▸ Exercise goal:
Reproduce the full listing below unchanged, apart from the pictures.

=== Supplied material ===

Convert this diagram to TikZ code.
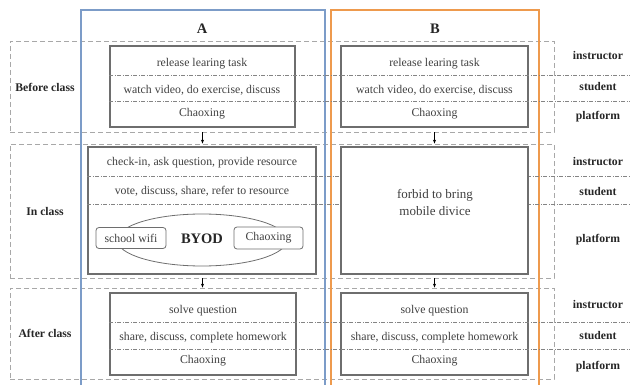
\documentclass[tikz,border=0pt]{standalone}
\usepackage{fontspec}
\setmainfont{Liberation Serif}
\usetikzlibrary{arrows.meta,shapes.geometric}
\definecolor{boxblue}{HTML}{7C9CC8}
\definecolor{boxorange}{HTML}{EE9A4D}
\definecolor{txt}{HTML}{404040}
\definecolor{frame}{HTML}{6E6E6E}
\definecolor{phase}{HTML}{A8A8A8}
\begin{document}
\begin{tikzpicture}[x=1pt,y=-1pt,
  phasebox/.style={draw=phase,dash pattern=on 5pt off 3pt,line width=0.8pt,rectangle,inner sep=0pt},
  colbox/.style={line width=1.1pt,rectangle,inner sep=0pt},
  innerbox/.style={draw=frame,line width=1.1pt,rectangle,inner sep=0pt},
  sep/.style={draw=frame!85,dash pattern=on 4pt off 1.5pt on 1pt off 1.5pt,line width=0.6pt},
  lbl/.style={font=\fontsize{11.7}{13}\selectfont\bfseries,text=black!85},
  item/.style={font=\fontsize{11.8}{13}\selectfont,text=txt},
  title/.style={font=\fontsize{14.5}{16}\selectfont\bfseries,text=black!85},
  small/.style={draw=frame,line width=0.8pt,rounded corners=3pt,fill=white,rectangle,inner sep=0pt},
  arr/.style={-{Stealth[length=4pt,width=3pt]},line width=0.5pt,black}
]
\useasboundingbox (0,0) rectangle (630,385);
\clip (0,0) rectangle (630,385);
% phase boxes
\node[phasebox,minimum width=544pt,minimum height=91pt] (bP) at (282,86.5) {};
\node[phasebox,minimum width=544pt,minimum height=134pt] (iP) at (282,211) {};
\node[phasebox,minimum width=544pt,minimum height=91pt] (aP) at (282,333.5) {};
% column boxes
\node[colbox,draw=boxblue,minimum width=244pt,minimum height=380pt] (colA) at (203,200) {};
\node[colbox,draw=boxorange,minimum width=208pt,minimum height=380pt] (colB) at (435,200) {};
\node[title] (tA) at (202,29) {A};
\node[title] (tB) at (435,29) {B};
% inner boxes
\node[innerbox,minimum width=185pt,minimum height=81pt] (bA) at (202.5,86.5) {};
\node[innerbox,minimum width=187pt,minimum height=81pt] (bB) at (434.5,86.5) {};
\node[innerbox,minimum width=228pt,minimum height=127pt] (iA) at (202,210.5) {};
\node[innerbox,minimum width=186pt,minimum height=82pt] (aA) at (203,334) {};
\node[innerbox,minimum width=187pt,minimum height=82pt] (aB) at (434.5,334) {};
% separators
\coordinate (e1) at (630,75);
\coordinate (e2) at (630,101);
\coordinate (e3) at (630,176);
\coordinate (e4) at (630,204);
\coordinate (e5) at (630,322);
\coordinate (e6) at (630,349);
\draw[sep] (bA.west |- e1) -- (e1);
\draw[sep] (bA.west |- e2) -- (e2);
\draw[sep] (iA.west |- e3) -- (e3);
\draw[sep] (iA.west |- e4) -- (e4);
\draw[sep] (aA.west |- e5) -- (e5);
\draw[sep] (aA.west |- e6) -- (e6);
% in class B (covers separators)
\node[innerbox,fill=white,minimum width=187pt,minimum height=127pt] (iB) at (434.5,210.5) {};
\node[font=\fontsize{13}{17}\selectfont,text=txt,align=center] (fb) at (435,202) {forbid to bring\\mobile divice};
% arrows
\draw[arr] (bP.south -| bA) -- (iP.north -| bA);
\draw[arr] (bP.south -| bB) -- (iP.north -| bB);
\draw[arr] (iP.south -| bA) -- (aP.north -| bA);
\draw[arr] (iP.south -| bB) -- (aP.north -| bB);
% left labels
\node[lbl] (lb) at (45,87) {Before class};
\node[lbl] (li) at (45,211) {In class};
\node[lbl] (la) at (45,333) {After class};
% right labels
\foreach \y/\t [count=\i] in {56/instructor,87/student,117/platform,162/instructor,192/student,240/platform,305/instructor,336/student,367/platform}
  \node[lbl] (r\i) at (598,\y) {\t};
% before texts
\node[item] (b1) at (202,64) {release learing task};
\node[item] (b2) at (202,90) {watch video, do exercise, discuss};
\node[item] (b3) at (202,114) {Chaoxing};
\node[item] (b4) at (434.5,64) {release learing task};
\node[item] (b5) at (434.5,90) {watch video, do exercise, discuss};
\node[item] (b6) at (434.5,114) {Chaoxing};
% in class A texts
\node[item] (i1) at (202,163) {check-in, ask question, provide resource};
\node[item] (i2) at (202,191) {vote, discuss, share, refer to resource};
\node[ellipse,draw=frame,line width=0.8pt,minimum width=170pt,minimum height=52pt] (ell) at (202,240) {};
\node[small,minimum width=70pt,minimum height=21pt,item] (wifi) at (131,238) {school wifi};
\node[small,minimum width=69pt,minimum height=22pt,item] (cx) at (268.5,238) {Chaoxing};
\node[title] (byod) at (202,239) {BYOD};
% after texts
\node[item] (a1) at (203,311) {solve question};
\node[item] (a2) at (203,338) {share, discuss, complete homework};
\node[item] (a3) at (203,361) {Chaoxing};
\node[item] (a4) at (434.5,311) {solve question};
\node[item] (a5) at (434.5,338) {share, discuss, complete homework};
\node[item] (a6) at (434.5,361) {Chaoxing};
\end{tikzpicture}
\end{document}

===

▸ Correct output:
Convert this diagram to TikZ code.
\documentclass[tikz,border=0pt]{standalone}
\usepackage{fontspec}
\setmainfont{Liberation Serif}
\usetikzlibrary{arrows.meta,shapes.geometric}
\definecolor{boxblue}{HTML}{7C9CC8}
\definecolor{boxorange}{HTML}{EE9A4D}
\definecolor{txt}{HTML}{404040}
\definecolor{frame}{HTML}{6E6E6E}
\definecolor{phase}{HTML}{A8A8A8}
\begin{document}
\begin{tikzpicture}[x=1pt,y=-1pt,
  phasebox/.style={draw=phase,dash pattern=on 5pt off 3pt,line width=0.8pt,rectangle,inner sep=0pt},
  colbox/.style={line width=1.1pt,rectangle,inner sep=0pt},
  innerbox/.style={draw=frame,line width=1.1pt,rectangle,inner sep=0pt},
  sep/.style={draw=frame!85,dash pattern=on 4pt off 1.5pt on 1pt off 1.5pt,line width=0.6pt},
  lbl/.style={font=\fontsize{11.7}{13}\selectfont\bfseries,text=black!85},
  item/.style={font=\fontsize{11.8}{13}\selectfont,text=txt},
  title/.style={font=\fontsize{14.5}{16}\selectfont\bfseries,text=black!85},
  small/.style={draw=frame,line width=0.8pt,rounded corners=3pt,fill=white,rectangle,inner sep=0pt},
  arr/.style={-{Stealth[length=4pt,width=3pt]},line width=0.5pt,black}
]
\useasboundingbox (0,0) rectangle (630,385);
\clip (0,0) rectangle (630,385);
% phase boxes
\node[phasebox,minimum width=544pt,minimum height=91pt] (bP) at (282,86.5) {};
\node[phasebox,minimum width=544pt,minimum height=134pt] (iP) at (282,211) {};
\node[phasebox,minimum width=544pt,minimum height=91pt] (aP) at (282,333.5) {};
% column boxes
\node[colbox,draw=boxblue,minimum width=244pt,minimum height=380pt] (colA) at (203,200) {};
\node[colbox,draw=boxorange,minimum width=208pt,minimum height=380pt] (colB) at (435,200) {};
\node[title] (tA) at (202,29) {A};
\node[title] (tB) at (435,29) {B};
% inner boxes
\node[innerbox,minimum width=185pt,minimum height=81pt] (bA) at (202.5,86.5) {};
\node[innerbox,minimum width=187pt,minimum height=81pt] (bB) at (434.5,86.5) {};
\node[innerbox,minimum width=228pt,minimum height=127pt] (iA) at (202,210.5) {};
\node[innerbox,minimum width=186pt,minimum height=82pt] (aA) at (203,334) {};
\node[innerbox,minimum width=187pt,minimum height=82pt] (aB) at (434.5,334) {};
% separators
\coordinate (e1) at (630,75);
\coordinate (e2) at (630,101);
\coordinate (e3) at (630,176);
\coordinate (e4) at (630,204);
\coordinate (e5) at (630,322);
\coordinate (e6) at (630,349);
\draw[sep] (bA.west |- e1) -- (e1);
\draw[sep] (bA.west |- e2) -- (e2);
\draw[sep] (iA.west |- e3) -- (e3);
\draw[sep] (iA.west |- e4) -- (e4);
\draw[sep] (aA.west |- e5) -- (e5);
\draw[sep] (aA.west |- e6) -- (e6);
% in class B (covers separators)
\node[innerbox,fill=white,minimum width=187pt,minimum height=127pt] (iB) at (434.5,210.5) {};
\node[font=\fontsize{13}{17}\selectfont,text=txt,align=center] (fb) at (435,202) {forbid to bring\\mobile divice};
% arrows
\draw[arr] (bP.south -| bA) -- (iP.north -| bA);
\draw[arr] (bP.south -| bB) -- (iP.north -| bB);
\draw[arr] (iP.south -| bA) -- (aP.north -| bA);
\draw[arr] (iP.south -| bB) -- (aP.north -| bB);
% left labels
\node[lbl] (lb) at (45,87) {Before class};
\node[lbl] (li) at (45,211) {In class};
\node[lbl] (la) at (45,333) {After class};
% right labels
\foreach \y/\t [count=\i] in {56/instructor,87/student,117/platform,162/instructor,192/student,240/platform,305/instructor,336/student,367/platform}
  \node[lbl] (r\i) at (598,\y) {\t};
% before texts
\node[item] (b1) at (202,64) {release learing task};
\node[item] (b2) at (202,90) {watch video, do exercise, discuss};
\node[item] (b3) at (202,114) {Chaoxing};
\node[item] (b4) at (434.5,64) {release learing task};
\node[item] (b5) at (434.5,90) {watch video, do exercise, discuss};
\node[item] (b6) at (434.5,114) {Chaoxing};
% in class A texts
\node[item] (i1) at (202,163) {check-in, ask question, provide resource};
\node[item] (i2) at (202,191) {vote, discuss, share, refer to resource};
\node[ellipse,draw=frame,line width=0.8pt,minimum width=170pt,minimum height=52pt] (ell) at (202,240) {};
\node[small,minimum width=70pt,minimum height=21pt,item] (wifi) at (131,238) {school wifi};
\node[small,minimum width=69pt,minimum height=22pt,item] (cx) at (268.5,238) {Chaoxing};
\node[title] (byod) at (202,239) {BYOD};
% after texts
\node[item] (a1) at (203,311) {solve question};
\node[item] (a2) at (203,338) {share, discuss, complete homework};
\node[item] (a3) at (203,361) {Chaoxing};
\node[item] (a4) at (434.5,311) {solve question};
\node[item] (a5) at (434.5,338) {share, discuss, complete homework};
\node[item] (a6) at (434.5,361) {Chaoxing};
\end{tikzpicture}
\end{document}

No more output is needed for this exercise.